Tuesday, July 1, 2014

How to Tell Toledo from the Night Sky

How to Tell Toledo from the Night Sky by Lydia Netzer
St. Martin's Press: 7/1/2014
ebook, 352 pages
ISBN-13: 9781250047021
lydianetzer.blogspot.com

 Lydia Netzer, the award-winning author of Shine Shine Shine, weaves a mind-bending, heart-shattering love story that asks, “Can true love exist if it’s been planned from birth?”
Like a jewel shimmering in a Midwest skyline, the Toledo Institute of Astronomy is the nation's premier center of astronomical discovery and a beacon of scientific learning for astronomers far and wide. Here, dreamy cosmologist George Dermont mines the stars to prove the existence of God. Here, Irene Sparks, an unsentimental scientist, creates black holes in captivity.
George and Irene are on a collision course with love, destiny and fate. They have everything in common: both are ambitious, both passionate about science, both lonely and yearning for connection. The air seems to hum when they’re together. But George and Irene’s attraction was not written in the stars. In fact their mothers, friends since childhood, raised them separately to become each other's soulmates.
When that long-secret plan triggers unintended consequences, the two astronomers must discover the truth about their destinies, and unravel the mystery of what Toledo holds for them—together or, perhaps, apart.
Lydia Netzer combines a gift for character and big-hearted storytelling, with a sure hand for science and a vision of a city transformed by its unique celestial position, exploring the conflicts of fate and determinism, and asking how much of life is under our control and what is pre-ordained in the heavens.
My Thoughts:  

How to Tell Toledo from the Night Sky by Lydia Netzer is a very highly recommended buddy-novel-cum-romance-cum-dysfunctional-family story about cosmology, astronomy, and astrology. Yes, it is all that and more.
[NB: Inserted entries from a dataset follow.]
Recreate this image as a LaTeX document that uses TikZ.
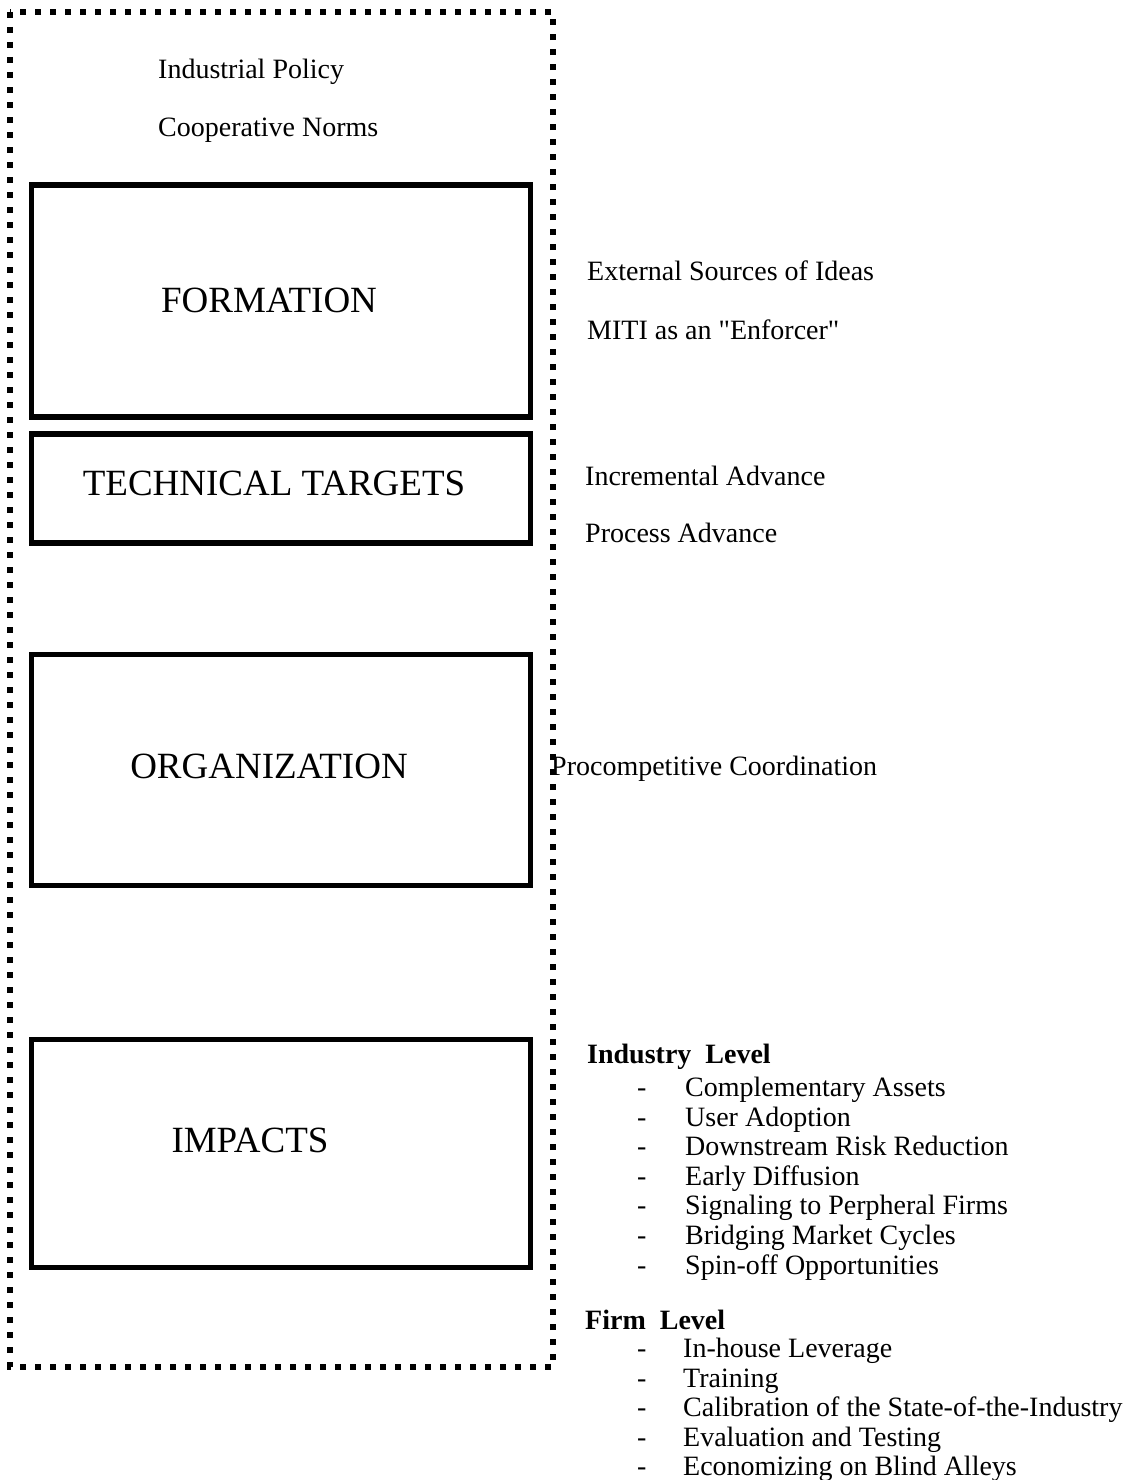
\documentclass[tikz,border=0pt]{standalone}
\usepackage{fontspec}
\setmainfont{Liberation Serif}
\usetikzlibrary{positioning}

\begin{document}
\begin{tikzpicture}[x=1pt, y=-1pt,
  stagebox/.style={rectangle, draw=black, line width=5.5pt, minimum width=499pt, inner sep=0pt},
  stagelabel/.style={inner sep=0pt, font=\fontsize{37}{40}\selectfont},
  note/.style={anchor=base west, inner sep=0pt, font=\fontsize{28}{30}\selectfont},
  levelhead/.style={inner sep=0pt, text height=20pt, text depth=7.2pt, font=\fontsize{28}{30}\selectfont\bfseries},
  listitem/.style={inner sep=0pt, text height=20pt, text depth=7.2pt, font=\fontsize{28}{30}\selectfont},
  frame/.style={draw=black, line width=6pt, dash pattern=on 6pt off 9pt}
]
  \useasboundingbox (0,0) rectangle (1132,1480);

  % dotted frame round the stages
  \draw[frame] (10,12) rectangle (553,1367);

  \node[note] (policy) at (158,78) {Industrial Policy};
  \node[note] (norms) at (158,136) {Cooperative Norms};

  \node[stagebox, minimum height=232pt] (formation) at (281,301) {};
  \node[stagebox, minimum height=109pt] (targets) at (281,488.5) {};
  \node[stagebox, minimum height=231pt] (organization) at (281,770) {};
  \node[stagebox, minimum height=228pt] (impacts) at (281,1153.5) {};

  \node[stagelabel] (formationlbl) at ([xshift=-12pt,yshift=1pt]formation.center) {FORMATION};
  \node[stagelabel] (targetslbl) at ([xshift=-7pt,yshift=5pt]targets.center) {TECHNICAL TARGETS};
  \node[stagelabel] (organizationlbl) at ([xshift=-12pt,yshift=4pt]organization.center) {ORGANIZATION};
  \node[stagelabel] (impactslbl) at ([xshift=-31pt,yshift=13pt]impacts.center) {IMPACTS};

  % remarks beside the stages
  \node[note] (ideas) at (587,280) {External Sources of Ideas};
  \node[note] (miti) at (587,339) {MITI as an \textquotedbl Enforcer\textquotedbl};
  \node[note] (incremental) at (585,485) {Incremental Advance};
  \node[note] (process) at (585,542) {Process Advance};
  \node[note] (coord) at (551,775) {Procompetitive Coordination};

  \node[levelhead, anchor=base west] (industry) at (587,1063) {Industry\ \ Level};
  \node[listitem, below=5.8pt of industry.south west, anchor=north west, xshift=50pt] (ind1) {\makebox[48pt][l]{-}Complementary Assets};
  \node[listitem, below=2pt of ind1.south west, anchor=north west] (ind2) {\makebox[48pt][l]{-}User Adoption};
  \node[listitem, below=2pt of ind2.south west, anchor=north west] (ind3) {\makebox[48pt][l]{-}Downstream Risk Reduction};
  \node[listitem, below=2pt of ind3.south west, anchor=north west] (ind4) {\makebox[48pt][l]{-}Early Diffusion};
  \node[listitem, below=2pt of ind4.south west, anchor=north west] (ind5) {\makebox[48pt][l]{-}Signaling to Perpheral Firms};
  \node[listitem, below=2pt of ind5.south west, anchor=north west] (ind6) {\makebox[48pt][l]{-}Bridging Market Cycles};
  \node[listitem, below=2pt of ind6.south west, anchor=north west] (ind7) {\makebox[48pt][l]{-}Spin-off Opportunities};

  \node[levelhead, anchor=base west] (firm) at (585,1329) {Firm\ \ Level};
  \node[listitem, below=0.8pt of firm.south west, anchor=north west, xshift=52pt] (firm1) {\makebox[46pt][l]{-}In-house Leverage};
  \node[listitem, below=2pt of firm1.south west, anchor=north west] (firm2) {\makebox[46pt][l]{-}Training};
  \node[listitem, below=2pt of firm2.south west, anchor=north west] (firm3) {\makebox[46pt][l]{-}Calibration of the State-of-the-Industry};
  \node[listitem, below=2pt of firm3.south west, anchor=north west] (firm4) {\makebox[46pt][l]{-}Evaluation and Testing};
  \node[listitem, below=2pt of firm4.south west, anchor=north west] (firm5) {\makebox[46pt][l]{-}Economizing on Blind Alleys};
\end{tikzpicture}
\end{document}
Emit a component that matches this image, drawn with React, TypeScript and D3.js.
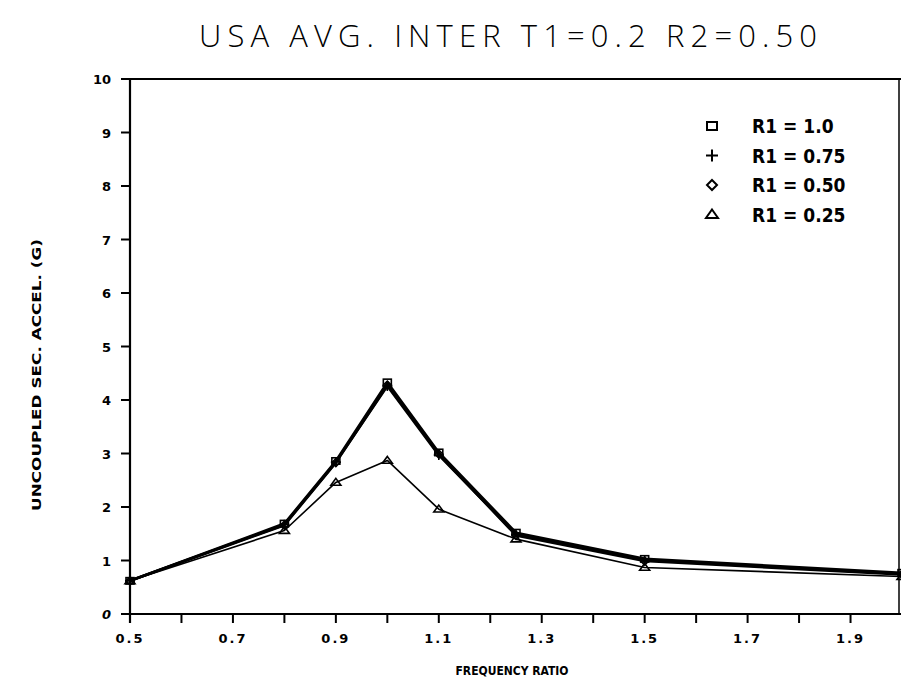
import React from "react";
import * as d3 from "d3";

const xValues = [0.5, 0.8, 0.9, 1.0, 1.1, 1.25, 1.5, 2.0];
const r1_100 = [0.62, 1.69, 2.86, 4.33, 3.02, 1.52, 1.03, 0.77];
const r1_075 = [0.62, 1.67, 2.84, 4.26, 2.97, 1.49, 1.01, 0.75];
const r1_050 = [0.62, 1.66, 2.83, 4.28, 2.99, 1.47, 0.99, 0.74];
const r1_025 = [0.62, 1.56, 2.46, 2.87, 1.96, 1.4, 0.87, 0.7];
const legendLabels = ["R1 = 1.0", "R1 = 0.75", "R1 = 0.50", "R1 = 0.25"];
const xTickValues = [0.5, 0.6, 0.7, 0.8, 0.9, 1.0, 1.1, 1.2, 1.3, 1.4, 1.5, 1.6, 1.7, 1.8, 1.9];
const xTickLabels = ["0.5", "0.7", "0.9", "1.1", "1.3", "1.5", "1.7", "1.9"];
const yTickValues = [0, 1, 2, 3, 4, 5, 6, 7, 8, 9, 10];

const W = 901;
const H = 683;
const x = d3.scaleLinear().domain([0.5, 2.0]).range([130, 902]);
const y = d3.scaleLinear().domain([0, 10]).range([614, 79]);

type MarkerKind = "square" | "plus" | "diamond" | "triangle";

function Marker({ kind, cx, cy, s = 8, sw = 1.6 }: { kind: MarkerKind; cx: number; cy: number; s?: number; sw?: number }) {
  const h = s / 2;
  if (kind === "square")
    return <rect x={cx - h} y={cy - h * 0.8} width={s} height={s * 0.8} fill="none" stroke="#000" strokeWidth={sw} />;
  if (kind === "plus")
    return (
      <path d={`M${cx - h - 1},${cy}H${cx + h + 1}M${cx},${cy - h - 1}V${cy + h + 1}`} stroke="#000" strokeWidth={sw} fill="none" />
    );
  if (kind === "diamond")
    return <path d={`M${cx},${cy - h}L${cx + h},${cy}L${cx},${cy + h}L${cx - h},${cy}Z`} fill="none" stroke="#000" strokeWidth={sw} />;
  return <path d={`M${cx},${cy - h}L${cx + h + 1},${cy + h * 0.7}L${cx - h - 1},${cy + h * 0.7}Z`} fill="none" stroke="#000" strokeWidth={sw} />;
}

const seriesList: { vals: number[]; kind: MarkerKind; width: number }[] = [
  { vals: r1_100, kind: "square", width: 2.6 },
  { vals: r1_075, kind: "plus", width: 2.6 },
  { vals: r1_050, kind: "diamond", width: 2.6 },
  { vals: r1_025, kind: "triangle", width: 1.6 },
];

export default function App() {
  const line = d3
    .line<[number, number]>()
    .x((d) => x(d[0]))
    .y((d) => y(d[1]));
  const tickFont = "'DejaVu Sans', sans-serif";
  const condFont = "'DejaVu Sans Condensed', 'DejaVu Sans', sans-serif";
  return (
    <div style={{ position: "fixed", left: 0, top: 0 }}>
      <svg width={W} height={H} style={{ display: "block", background: "#fff" }}>
        <rect width={W} height={H} fill="#fff" />
        {/* title */}
        <text x={508} y={47} textAnchor="middle" fontFamily="'Open Sans', 'DejaVu Sans', sans-serif" fontSize={31} fontWeight={300} textLength={618} lengthAdjust="spacing" fill="#000">
          USA AVG.  INTER T1=0.2 R2=0.50
        </text>
        {/* frame */}
        <line x1={x(0.5)} x2={x(0.5)} y1={y(10)} y2={y(0) + 9} stroke="#000" strokeWidth={2.2} />
        <line x1={x(0.5) - 9} x2={W} y1={y(0)} y2={y(0)} stroke="#000" strokeWidth={2.2} />
        <line x1={x(0.5) - 9} x2={W} y1={y(10)} y2={y(10)} stroke="#000" strokeWidth={2.2} />
        <line x1={899} x2={899} y1={y(10)} y2={y(0)} stroke="#000" strokeWidth={1.5} />
        {/* y ticks */}
        {yTickValues.map((v) => (
          <g key={"y" + v}>
            <line x1={x(0.5) - 9} x2={x(0.5)} y1={y(v)} y2={y(v)} stroke="#000" strokeWidth={2} />
            <text x={111} y={y(v) + 5} textAnchor="end" fontFamily={tickFont} fontWeight="bold" fontSize={13} fontStyle={v === 0 ? "italic" : "normal"} fill="#000">
              {v}
            </text>
          </g>
        ))}
        {/* x ticks */}
        {xTickValues.map((v) => (
          <line key={"x" + v} x1={x(v)} x2={x(v)} y1={y(0)} y2={y(0) + 9} stroke="#000" strokeWidth={2} />
        ))}
        {xTickLabels.map((t) => (
          <text key={"xl" + t} x={x(+t)} y={643} textAnchor="middle" fontFamily={tickFont} fontWeight="bold" fontSize={13} letterSpacing={2} fill="#000">
            {t}
          </text>
        ))}
        {/* axis titles */}
        <text x={512} y={675} textAnchor="middle" fontFamily={condFont} fontWeight="bold" fontSize={12} textLength={113} lengthAdjust="spacingAndGlyphs" fill="#000">
          FREQUENCY RATIO
        </text>
        <text transform="translate(41,375) rotate(-90)" textAnchor="middle" fontFamily={condFont} fontWeight="bold" fontSize={11.5} textLength={272} lengthAdjust="spacingAndGlyphs" fill="#000">
          UNCOUPLED SEC. ACCEL. (G)
        </text>
        {/* series */}
        {seriesList.map((s, i) => {
          const pts = xValues.map((xv, j) => [xv, s.vals[j]] as [number, number]);
          return (
            <g key={"s" + i}>
              <path d={line(pts) || ""} fill="none" stroke="#000" strokeWidth={s.width} strokeLinejoin="round" />
              {pts.map((p, j) => (
                <Marker key={j} kind={s.kind} cx={x(p[0])} cy={y(p[1])} s={8} sw={1.6} />
              ))}
            </g>
          );
        })}
        {/* legend */}
        {legendLabels.map((lab, i) => {
          const ly = 126 + i * 29.5;
          return (
            <g key={"lg" + i}>
              <Marker kind={seriesList[i].kind} cx={712} cy={ly} s={10} sw={2} />
              <text x={752} y={ly + 7} fontFamily={condFont} fontWeight="bold" fontSize={19} fill="#000">
                {lab}
              </text>
            </g>
          );
        })}
      </svg>
    </div>
  );
}
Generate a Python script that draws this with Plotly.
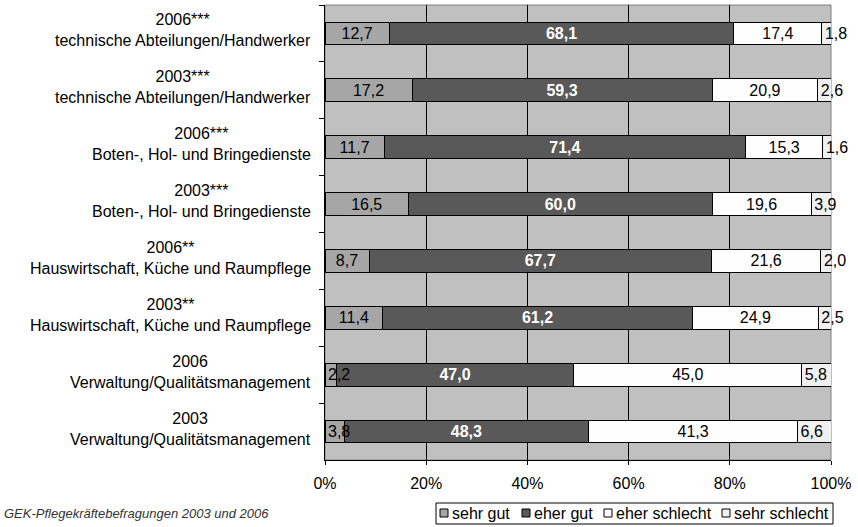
import plotly.graph_objects as go

categories = [
    "2006***<br>technische Abteilungen/Handwerker",
    "2003***<br>technische Abteilungen/Handwerker",
    "2006***<br>Boten-, Hol- und Bringedienste",
    "2003***<br>Boten-, Hol- und Bringedienste",
    "2006**<br>Hauswirtschaft, Küche und Raumpflege",
    "2003**<br>Hauswirtschaft, Küche und Raumpflege",
    "2006<br>Verwaltung/Qualitätsmanagement",
    "2003<br>Verwaltung/Qualitätsmanagement",
]
sehr_gut = [12.7, 17.2, 11.7, 16.5, 8.7, 11.4, 2.2, 3.8]
eher_gut = [68.1, 59.3, 71.4, 60.0, 67.7, 61.2, 47.0, 48.3]
eher_schlecht = [17.4, 20.9, 15.3, 19.6, 21.6, 24.9, 45.0, 41.3]
sehr_schlecht = [1.8, 2.6, 1.6, 3.9, 2.0, 2.5, 5.8, 6.6]

series = [
    ("sehr gut", sehr_gut, "#A6A6A6", "black", "%{text}", "middle"),
    ("eher gut", eher_gut, "#595959", "white", "<b>%{text}</b>", "middle"),
    ("eher schlecht", eher_schlecht, "#FEFEFE", "black", "%{text}", "middle"),
    ("sehr schlecht", sehr_schlecht, "#F0F0F0", "black", "%{text}", "start"),
]

font = "Arial, Liberation Sans, sans-serif"

# plot area in pixels
L, R, T, B = 325, 831, 5, 460
W, H = 858, 527


def px(x):
    return (x - L) / (R - L)


def py(y):
    return (B - y) / (B - T)


def fmt(v):
    return f"{v:.1f}".replace(".", ",")


fig = go.Figure()
for i, (name, vals, color, tcol, tmpl, anchor) in enumerate(series):
    # first segment: labels too wide for the segment start at the left edge
    pos = ["none" if (i == 0 and v < 5) else "inside" for v in vals]
    fig.add_trace(go.Bar(
        y=categories, x=vals, name=name, orientation="h",
        marker=dict(color=color, line=dict(color="black", width=1)),
        text=[fmt(v) for v in vals],
        texttemplate=tmpl, textposition=pos, insidetextanchor=anchor,
        textangle=0, textfont=dict(color=tcol, size=16, family=font),
        width=0.4, cliponaxis=False, showlegend=False,
    ))

for cat, v in zip(categories, sehr_gut):
    if v < 5:
        fig.add_annotation(text=fmt(v), x=0, y=cat, xref="x", yref="y",
                           xanchor="left", yanchor="middle", xshift=1,
                           showarrow=False, font=dict(size=16, color="black"))

# category labels, centred lines
for cat in categories:
    fig.add_annotation(text=cat, x=px(313), y=cat, xref="paper", yref="y",
                       xanchor="right", yanchor="middle", align="center", yshift=3,
                       showarrow=False, font=dict(size=16, color="black"))

fig.update_layout(
    barmode="stack",
    width=W, height=H,
    margin=dict(l=L, r=W - R, t=T, b=H - B, autoexpand=False),
    paper_bgcolor="white", plot_bgcolor="#C0C0C0",
    font=dict(family=font, size=16, color="black"),
    uniformtext=dict(mode="show", minsize=16),
    xaxis=dict(range=[0, 100], tickvals=[0, 20, 40, 60, 80, 100],
               ticktext=["0%", "20%", "40%", "60%", "80%", "100%"],
               showgrid=True, gridcolor="black", gridwidth=1,
               showline=True, linecolor="black", linewidth=1,
               ticks="outside", ticklen=4, tickcolor="black", zeroline=False,
               ticklabelstandoff=5, automargin=False),
    yaxis=dict(autorange="reversed", showline=True, linecolor="black",
               ticks="outside", ticklen=5, tickcolor="black", tickson="boundaries",
               showgrid=False, showticklabels=False, automargin=False),
)

# frame of plot area (top/right)
fig.add_shape(type="rect", xref="paper", yref="paper", x0=0, x1=1, y0=0, y1=1,
              line=dict(color="#808080", width=1), layer="below")

# legend box
legend_names = [s[0] for s in series]
legend_colors = [s[2] for s in series]
sq_x = [440, 522, 604, 722]
txt_x = [450, 532, 614, 732]
fig.add_shape(type="rect", xref="paper", yref="paper",
              x0=px(436), x1=px(833), y0=py(503), y1=py(524),
              line=dict(color="black", width=1), fillcolor="white")
for name, color, sx, tx in zip(legend_names, legend_colors, sq_x, txt_x):
    fig.add_shape(type="rect", xref="paper", yref="paper",
                  x0=px(sx), x1=px(sx + 8), y0=py(509), y1=py(517),
                  line=dict(color="black", width=1), fillcolor=color)
    fig.add_annotation(text=name, xref="paper", yref="paper", x=px(tx), y=py(513.5),
                       xanchor="left", yanchor="middle", showarrow=False,
                       font=dict(size=16, color="black"))

fig.add_annotation(text="<i>GEK-Pflegekräftebefragungen 2003 und 2006</i>",
                   xref="paper", yref="paper", x=px(2), y=py(513.5),
                   xanchor="left", yanchor="middle", showarrow=False,
                   font=dict(size=13, color="#333333"))

fig.write_html("out.html", config={"displayModeBar": False},
               post_script="document.body.style.margin='0';")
In Pittsburg astrophysicist Irene Sparks has made a research discovery that will define her career. At the same time her research project shows results, her estranged mother Bernice, an alcoholic who worked as a psychic, has a fatal fall at her home in Toledo.  Sparks' ground breaking discovery has allowed her to accept her dream position at the Toledo Institute of Astronomy, while concurrently dealing with her mother's demise. She is leaving her boyfriend, Belion, behind, but he soon calls and says he is coming to Toledo too.

Already at the Toledo Institute of Astronomy is George Dermont, an astrophysicist who just happens to be trying to prove that a gateway to the gods exists. Unknown to all but his father, George actually sees some of these gods in his daily life and has for years. George has always felt that he is missing someone, someone who was there but then left. He's also on the prowl for any female astronomer with brown hair who also happens to be a dreamer. A Psychic once told him that would describe the woman with whom he would fall in love. When he sees Irene for the first time he knows she is the one, the one he has been missing for years.

Unknown to either Irene or George is the fact that their mothers used to be very good friends and had planned from their conception that their children would be soul mates - that they were destined for each other. But currently neither George nor Irene has a clue that their mothers ever knew each other, let alone had a plan for their future - together.

This is a wonderfully quirky, mind-bending, eccentric story. I'll fully admit that I thought I had the plot all figured out very early on, and as one prediction after another came to be true, I was feeling a little smug, and a little let-down, that is until Netzer threw in some zingers and surprised me. This is not a run-of-the-mill love story. It is an original blend of science, mythology, fate, predetermination, psychics, gaming, family history, dream-control, and romance.  It is totally original and unique.

Netzer's writing ability has to be a major part of the success that she can pull off such an unusual story and have it work so well. The characters were wonderfully realized, totally formed individuals that are certainly unique. The plot is a creative blend of what an astute reader might guess is going to happen along with some real surprises that I'll venture no one would predict.

I love Netzer's Shine, Shine, Shine and was a bit worried that How to Tell Toledo from the Night Sky wouldn't live up to her first novel. It was a crazy concern with no basis in fact. This is an excellent novel that stands on its own and need no comparison to her first novel. In fact, I had an audio copy of Shine, Shine, Shine  and loved it, but after reading Netzer I'm planning to go back and read it so I can savor her written words. She has a brilliant way of expressing herself and I think I need to see her written words.

Now, while I adored this novel I can see where some people might have a problem with its mix of psychics, and sex, and science, so keep that in mind.



Disclosure: My Kindle edition was courtesy of St. Martin's Press via Netgalley for review purposes.